Description of the task |
Begin at the top of the entries below and write out every line through the one containing "sig_6 = ['a', 'a,b', 'a', 'b']", excluding pictures.

Items |
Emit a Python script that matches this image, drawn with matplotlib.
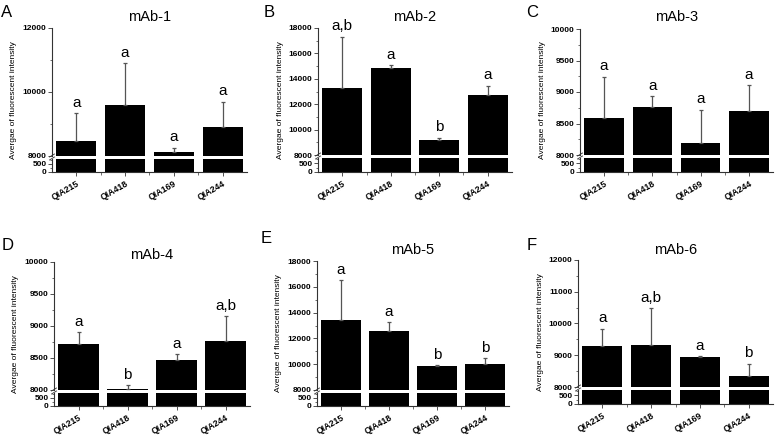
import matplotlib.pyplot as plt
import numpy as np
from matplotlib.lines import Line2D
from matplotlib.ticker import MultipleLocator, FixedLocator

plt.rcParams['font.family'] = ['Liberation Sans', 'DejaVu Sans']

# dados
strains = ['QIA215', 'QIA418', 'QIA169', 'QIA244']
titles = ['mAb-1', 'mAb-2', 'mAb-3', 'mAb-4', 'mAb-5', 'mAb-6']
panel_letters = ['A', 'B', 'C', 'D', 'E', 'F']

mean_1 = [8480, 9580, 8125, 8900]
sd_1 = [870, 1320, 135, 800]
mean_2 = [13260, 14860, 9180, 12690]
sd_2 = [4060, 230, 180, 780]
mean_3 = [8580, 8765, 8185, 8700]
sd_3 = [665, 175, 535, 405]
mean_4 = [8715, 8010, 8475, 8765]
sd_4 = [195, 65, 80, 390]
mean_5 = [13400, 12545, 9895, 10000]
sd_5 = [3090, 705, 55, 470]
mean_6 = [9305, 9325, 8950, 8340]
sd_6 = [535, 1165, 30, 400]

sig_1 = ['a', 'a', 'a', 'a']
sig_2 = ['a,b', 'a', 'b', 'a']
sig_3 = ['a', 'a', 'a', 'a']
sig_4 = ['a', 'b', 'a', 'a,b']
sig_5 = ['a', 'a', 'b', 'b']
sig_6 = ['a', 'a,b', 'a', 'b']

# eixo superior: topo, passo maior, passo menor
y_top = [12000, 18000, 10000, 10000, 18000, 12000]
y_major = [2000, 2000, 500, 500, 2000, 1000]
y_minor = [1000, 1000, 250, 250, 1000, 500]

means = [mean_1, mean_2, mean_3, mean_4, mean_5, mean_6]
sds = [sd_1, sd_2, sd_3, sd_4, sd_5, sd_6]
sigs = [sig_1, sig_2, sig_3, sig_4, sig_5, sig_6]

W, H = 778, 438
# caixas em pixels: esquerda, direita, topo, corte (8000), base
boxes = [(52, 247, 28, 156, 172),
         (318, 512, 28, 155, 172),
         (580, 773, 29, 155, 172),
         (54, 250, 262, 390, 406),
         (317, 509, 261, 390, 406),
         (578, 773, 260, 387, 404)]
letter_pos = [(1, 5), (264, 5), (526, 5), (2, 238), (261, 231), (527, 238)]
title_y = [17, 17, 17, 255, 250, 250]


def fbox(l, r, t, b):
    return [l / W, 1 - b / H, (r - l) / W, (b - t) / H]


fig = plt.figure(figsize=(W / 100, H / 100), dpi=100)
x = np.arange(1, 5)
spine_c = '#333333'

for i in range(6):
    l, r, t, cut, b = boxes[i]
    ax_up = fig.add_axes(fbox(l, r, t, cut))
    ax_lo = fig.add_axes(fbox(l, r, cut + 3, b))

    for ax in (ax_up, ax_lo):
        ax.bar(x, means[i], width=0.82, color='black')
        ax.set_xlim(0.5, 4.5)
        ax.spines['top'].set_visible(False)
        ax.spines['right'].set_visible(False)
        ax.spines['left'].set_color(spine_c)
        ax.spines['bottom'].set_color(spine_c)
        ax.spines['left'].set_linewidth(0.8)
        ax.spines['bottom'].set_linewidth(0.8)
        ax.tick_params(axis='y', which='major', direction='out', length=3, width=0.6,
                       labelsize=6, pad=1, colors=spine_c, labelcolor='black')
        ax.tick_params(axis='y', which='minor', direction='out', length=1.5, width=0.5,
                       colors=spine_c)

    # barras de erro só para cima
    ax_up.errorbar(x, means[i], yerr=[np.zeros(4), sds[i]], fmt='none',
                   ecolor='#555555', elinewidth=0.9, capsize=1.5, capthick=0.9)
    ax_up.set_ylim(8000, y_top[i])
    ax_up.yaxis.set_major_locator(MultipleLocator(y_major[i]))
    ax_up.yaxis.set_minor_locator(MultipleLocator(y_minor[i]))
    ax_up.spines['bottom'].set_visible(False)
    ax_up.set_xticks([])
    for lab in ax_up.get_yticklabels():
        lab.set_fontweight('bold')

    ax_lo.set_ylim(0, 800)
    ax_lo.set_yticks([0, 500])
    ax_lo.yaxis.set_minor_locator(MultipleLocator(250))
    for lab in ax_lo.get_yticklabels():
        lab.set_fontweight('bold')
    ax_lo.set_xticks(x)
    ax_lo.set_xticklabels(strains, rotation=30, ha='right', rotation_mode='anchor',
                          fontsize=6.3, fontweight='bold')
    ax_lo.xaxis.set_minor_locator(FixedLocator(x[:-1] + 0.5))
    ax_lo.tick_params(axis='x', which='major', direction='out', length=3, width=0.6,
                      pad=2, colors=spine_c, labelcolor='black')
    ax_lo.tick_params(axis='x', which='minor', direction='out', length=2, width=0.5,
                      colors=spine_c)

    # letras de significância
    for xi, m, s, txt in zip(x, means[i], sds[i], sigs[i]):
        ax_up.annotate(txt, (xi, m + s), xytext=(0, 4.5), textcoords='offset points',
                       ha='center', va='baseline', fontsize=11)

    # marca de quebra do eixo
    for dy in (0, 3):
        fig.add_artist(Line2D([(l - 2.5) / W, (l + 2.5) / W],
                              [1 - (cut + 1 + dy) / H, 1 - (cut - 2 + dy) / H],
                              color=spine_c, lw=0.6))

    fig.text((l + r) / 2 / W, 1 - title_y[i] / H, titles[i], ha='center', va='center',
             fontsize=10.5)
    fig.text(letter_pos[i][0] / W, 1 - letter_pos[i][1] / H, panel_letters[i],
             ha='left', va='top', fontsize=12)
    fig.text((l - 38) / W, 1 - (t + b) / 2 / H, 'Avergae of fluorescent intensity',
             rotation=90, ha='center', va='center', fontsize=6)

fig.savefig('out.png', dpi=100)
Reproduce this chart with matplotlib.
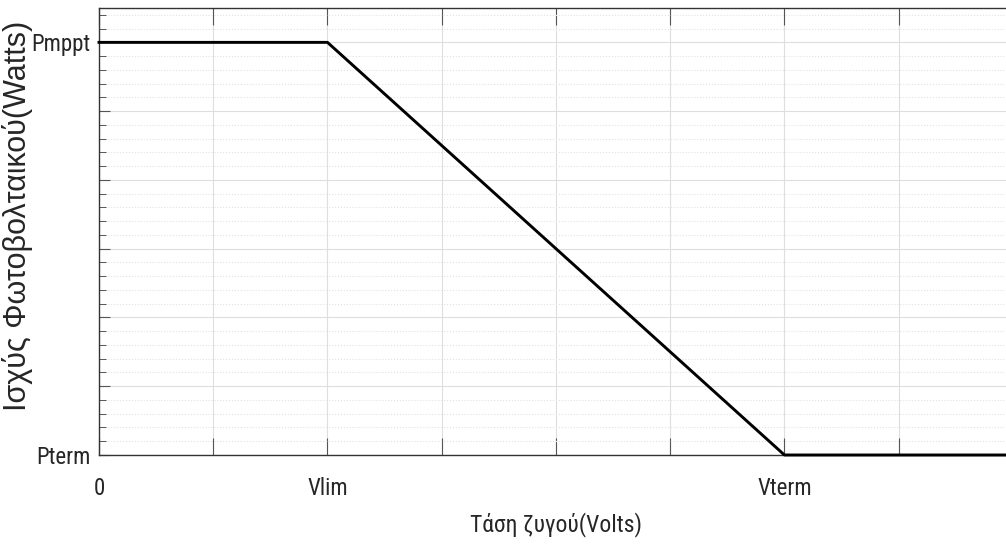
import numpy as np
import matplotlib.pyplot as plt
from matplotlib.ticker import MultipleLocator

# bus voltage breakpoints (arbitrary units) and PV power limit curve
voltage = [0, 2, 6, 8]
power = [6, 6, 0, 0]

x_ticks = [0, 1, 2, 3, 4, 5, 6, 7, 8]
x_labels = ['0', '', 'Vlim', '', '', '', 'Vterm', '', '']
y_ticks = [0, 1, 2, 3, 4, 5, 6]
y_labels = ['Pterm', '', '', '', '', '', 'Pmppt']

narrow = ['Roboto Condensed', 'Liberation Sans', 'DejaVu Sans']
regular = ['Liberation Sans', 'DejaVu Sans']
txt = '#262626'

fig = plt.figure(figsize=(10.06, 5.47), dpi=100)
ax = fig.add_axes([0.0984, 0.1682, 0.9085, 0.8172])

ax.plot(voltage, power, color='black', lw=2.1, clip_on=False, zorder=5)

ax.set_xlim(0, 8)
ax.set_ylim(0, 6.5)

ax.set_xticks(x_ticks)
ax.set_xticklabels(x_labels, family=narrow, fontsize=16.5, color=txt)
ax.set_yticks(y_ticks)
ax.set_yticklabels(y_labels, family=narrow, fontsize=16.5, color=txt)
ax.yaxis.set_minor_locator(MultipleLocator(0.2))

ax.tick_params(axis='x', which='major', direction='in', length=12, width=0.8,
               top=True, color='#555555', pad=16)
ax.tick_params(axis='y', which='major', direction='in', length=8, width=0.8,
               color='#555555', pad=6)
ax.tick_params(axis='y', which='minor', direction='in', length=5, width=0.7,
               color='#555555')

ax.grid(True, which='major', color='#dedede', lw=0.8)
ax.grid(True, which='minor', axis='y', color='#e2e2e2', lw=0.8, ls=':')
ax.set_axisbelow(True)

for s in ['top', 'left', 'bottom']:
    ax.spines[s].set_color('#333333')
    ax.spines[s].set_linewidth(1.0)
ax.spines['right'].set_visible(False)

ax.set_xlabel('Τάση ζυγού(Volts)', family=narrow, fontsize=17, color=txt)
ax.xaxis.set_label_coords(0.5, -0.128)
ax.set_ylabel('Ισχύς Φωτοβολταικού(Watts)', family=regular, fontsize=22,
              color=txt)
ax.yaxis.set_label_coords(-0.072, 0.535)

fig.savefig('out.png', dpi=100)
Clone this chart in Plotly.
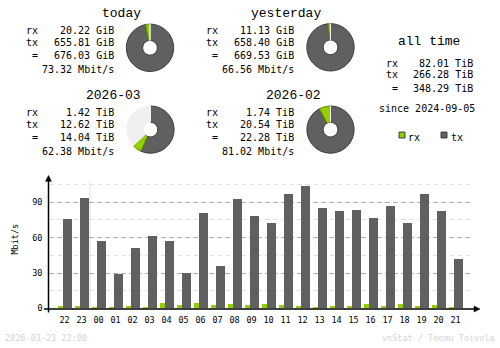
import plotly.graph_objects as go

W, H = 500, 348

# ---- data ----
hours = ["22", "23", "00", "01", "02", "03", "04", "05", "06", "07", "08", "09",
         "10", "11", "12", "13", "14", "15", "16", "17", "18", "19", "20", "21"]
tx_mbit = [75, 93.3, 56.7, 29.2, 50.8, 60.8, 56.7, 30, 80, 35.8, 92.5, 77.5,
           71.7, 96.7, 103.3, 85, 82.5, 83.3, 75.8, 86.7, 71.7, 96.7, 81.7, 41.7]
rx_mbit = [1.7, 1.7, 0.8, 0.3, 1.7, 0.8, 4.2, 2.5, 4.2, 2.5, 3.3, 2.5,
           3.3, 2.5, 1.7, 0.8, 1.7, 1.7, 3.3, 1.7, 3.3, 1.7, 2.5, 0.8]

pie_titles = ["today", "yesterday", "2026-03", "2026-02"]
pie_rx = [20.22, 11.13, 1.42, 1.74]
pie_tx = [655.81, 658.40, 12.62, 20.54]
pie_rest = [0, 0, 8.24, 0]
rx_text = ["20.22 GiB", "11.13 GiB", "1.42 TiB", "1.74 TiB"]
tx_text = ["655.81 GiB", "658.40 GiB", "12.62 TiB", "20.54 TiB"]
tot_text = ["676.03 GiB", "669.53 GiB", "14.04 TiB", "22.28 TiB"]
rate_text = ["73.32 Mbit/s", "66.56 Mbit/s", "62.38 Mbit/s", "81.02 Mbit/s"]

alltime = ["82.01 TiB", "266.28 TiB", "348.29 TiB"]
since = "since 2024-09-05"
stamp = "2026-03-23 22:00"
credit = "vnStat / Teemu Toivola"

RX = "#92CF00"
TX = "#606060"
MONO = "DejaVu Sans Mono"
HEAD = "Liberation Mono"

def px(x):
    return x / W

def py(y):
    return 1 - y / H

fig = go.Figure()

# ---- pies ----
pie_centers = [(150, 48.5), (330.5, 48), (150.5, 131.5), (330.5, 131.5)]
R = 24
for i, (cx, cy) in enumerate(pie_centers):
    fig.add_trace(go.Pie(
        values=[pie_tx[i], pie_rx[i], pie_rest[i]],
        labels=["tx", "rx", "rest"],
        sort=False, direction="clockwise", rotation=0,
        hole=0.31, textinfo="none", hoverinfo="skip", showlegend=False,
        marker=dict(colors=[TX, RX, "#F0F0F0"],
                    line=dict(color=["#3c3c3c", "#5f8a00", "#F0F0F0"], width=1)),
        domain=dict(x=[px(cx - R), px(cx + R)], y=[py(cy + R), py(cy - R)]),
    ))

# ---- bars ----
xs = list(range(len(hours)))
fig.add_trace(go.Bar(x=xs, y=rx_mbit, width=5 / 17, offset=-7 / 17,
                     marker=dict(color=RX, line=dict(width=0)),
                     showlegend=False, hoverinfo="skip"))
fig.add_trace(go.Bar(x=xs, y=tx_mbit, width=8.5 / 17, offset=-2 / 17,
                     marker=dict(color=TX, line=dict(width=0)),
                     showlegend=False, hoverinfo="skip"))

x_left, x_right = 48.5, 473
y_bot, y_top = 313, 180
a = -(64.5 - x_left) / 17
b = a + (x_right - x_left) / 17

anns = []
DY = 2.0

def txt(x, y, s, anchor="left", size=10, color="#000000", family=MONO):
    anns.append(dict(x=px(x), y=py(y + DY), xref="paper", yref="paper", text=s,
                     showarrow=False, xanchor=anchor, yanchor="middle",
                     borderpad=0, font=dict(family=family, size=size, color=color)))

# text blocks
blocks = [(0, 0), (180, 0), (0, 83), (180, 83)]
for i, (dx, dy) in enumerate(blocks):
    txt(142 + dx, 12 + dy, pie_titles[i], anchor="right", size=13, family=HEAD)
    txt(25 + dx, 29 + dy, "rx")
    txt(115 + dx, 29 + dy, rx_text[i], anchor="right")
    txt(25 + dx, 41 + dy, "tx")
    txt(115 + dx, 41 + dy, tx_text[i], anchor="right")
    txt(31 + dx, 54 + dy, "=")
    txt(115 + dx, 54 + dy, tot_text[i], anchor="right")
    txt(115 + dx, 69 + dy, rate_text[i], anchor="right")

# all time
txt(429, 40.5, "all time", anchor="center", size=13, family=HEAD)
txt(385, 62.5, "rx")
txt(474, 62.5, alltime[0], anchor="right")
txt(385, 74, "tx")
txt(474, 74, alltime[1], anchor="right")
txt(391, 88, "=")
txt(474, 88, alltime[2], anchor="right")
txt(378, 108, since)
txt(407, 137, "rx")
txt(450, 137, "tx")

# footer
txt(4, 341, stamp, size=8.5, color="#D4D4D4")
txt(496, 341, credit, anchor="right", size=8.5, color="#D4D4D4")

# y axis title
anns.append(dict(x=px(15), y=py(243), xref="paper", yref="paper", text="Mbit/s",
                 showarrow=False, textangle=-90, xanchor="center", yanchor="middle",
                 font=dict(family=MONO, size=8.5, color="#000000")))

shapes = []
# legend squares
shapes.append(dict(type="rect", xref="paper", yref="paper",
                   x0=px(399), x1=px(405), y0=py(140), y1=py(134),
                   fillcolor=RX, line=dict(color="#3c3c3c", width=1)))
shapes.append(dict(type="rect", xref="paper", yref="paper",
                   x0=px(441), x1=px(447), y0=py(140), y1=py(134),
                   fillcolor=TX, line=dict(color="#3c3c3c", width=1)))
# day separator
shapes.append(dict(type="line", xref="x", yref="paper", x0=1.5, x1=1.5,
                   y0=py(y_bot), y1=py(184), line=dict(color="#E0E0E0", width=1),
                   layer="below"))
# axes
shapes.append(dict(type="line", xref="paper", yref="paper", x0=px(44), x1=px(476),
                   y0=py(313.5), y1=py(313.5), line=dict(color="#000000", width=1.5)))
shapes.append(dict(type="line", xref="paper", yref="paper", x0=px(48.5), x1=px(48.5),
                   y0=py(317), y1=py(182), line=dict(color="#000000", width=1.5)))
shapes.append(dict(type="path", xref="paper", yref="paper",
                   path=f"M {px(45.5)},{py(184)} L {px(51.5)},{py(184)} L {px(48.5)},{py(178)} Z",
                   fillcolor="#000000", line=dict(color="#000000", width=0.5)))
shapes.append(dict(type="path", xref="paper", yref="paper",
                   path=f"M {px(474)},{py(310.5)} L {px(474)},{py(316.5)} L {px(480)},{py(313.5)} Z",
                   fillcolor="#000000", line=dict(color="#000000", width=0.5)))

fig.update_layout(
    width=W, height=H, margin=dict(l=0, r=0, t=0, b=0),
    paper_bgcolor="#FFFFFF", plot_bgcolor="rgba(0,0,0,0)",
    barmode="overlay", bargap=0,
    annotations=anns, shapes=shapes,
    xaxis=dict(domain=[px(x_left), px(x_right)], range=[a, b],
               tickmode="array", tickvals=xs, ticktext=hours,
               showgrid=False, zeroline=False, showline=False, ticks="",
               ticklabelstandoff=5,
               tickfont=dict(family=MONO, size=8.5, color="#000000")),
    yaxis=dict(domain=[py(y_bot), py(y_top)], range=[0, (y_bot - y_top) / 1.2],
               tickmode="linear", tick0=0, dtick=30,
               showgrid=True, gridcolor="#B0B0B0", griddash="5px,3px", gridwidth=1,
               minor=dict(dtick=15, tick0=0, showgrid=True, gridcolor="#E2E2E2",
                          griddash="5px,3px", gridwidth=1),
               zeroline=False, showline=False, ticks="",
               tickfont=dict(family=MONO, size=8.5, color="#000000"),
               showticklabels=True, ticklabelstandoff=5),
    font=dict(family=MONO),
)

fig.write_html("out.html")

Correct answer |
Emit a Python script that matches this image, drawn with matplotlib.
import matplotlib.pyplot as plt
import numpy as np
from matplotlib.lines import Line2D
from matplotlib.ticker import MultipleLocator, FixedLocator

plt.rcParams['font.family'] = ['Liberation Sans', 'DejaVu Sans']

# dados
strains = ['QIA215', 'QIA418', 'QIA169', 'QIA244']
titles = ['mAb-1', 'mAb-2', 'mAb-3', 'mAb-4', 'mAb-5', 'mAb-6']
panel_letters = ['A', 'B', 'C', 'D', 'E', 'F']

mean_1 = [8480, 9580, 8125, 8900]
sd_1 = [870, 1320, 135, 800]
mean_2 = [13260, 14860, 9180, 12690]
sd_2 = [4060, 230, 180, 780]
mean_3 = [8580, 8765, 8185, 8700]
sd_3 = [665, 175, 535, 405]
mean_4 = [8715, 8010, 8475, 8765]
sd_4 = [195, 65, 80, 390]
mean_5 = [13400, 12545, 9895, 10000]
sd_5 = [3090, 705, 55, 470]
mean_6 = [9305, 9325, 8950, 8340]
sd_6 = [535, 1165, 30, 400]

sig_1 = ['a', 'a', 'a', 'a']
sig_2 = ['a,b', 'a', 'b', 'a']
sig_3 = ['a', 'a', 'a', 'a']
sig_4 = ['a', 'b', 'a', 'a,b']
sig_5 = ['a', 'a', 'b', 'b']
sig_6 = ['a', 'a,b', 'a', 'b']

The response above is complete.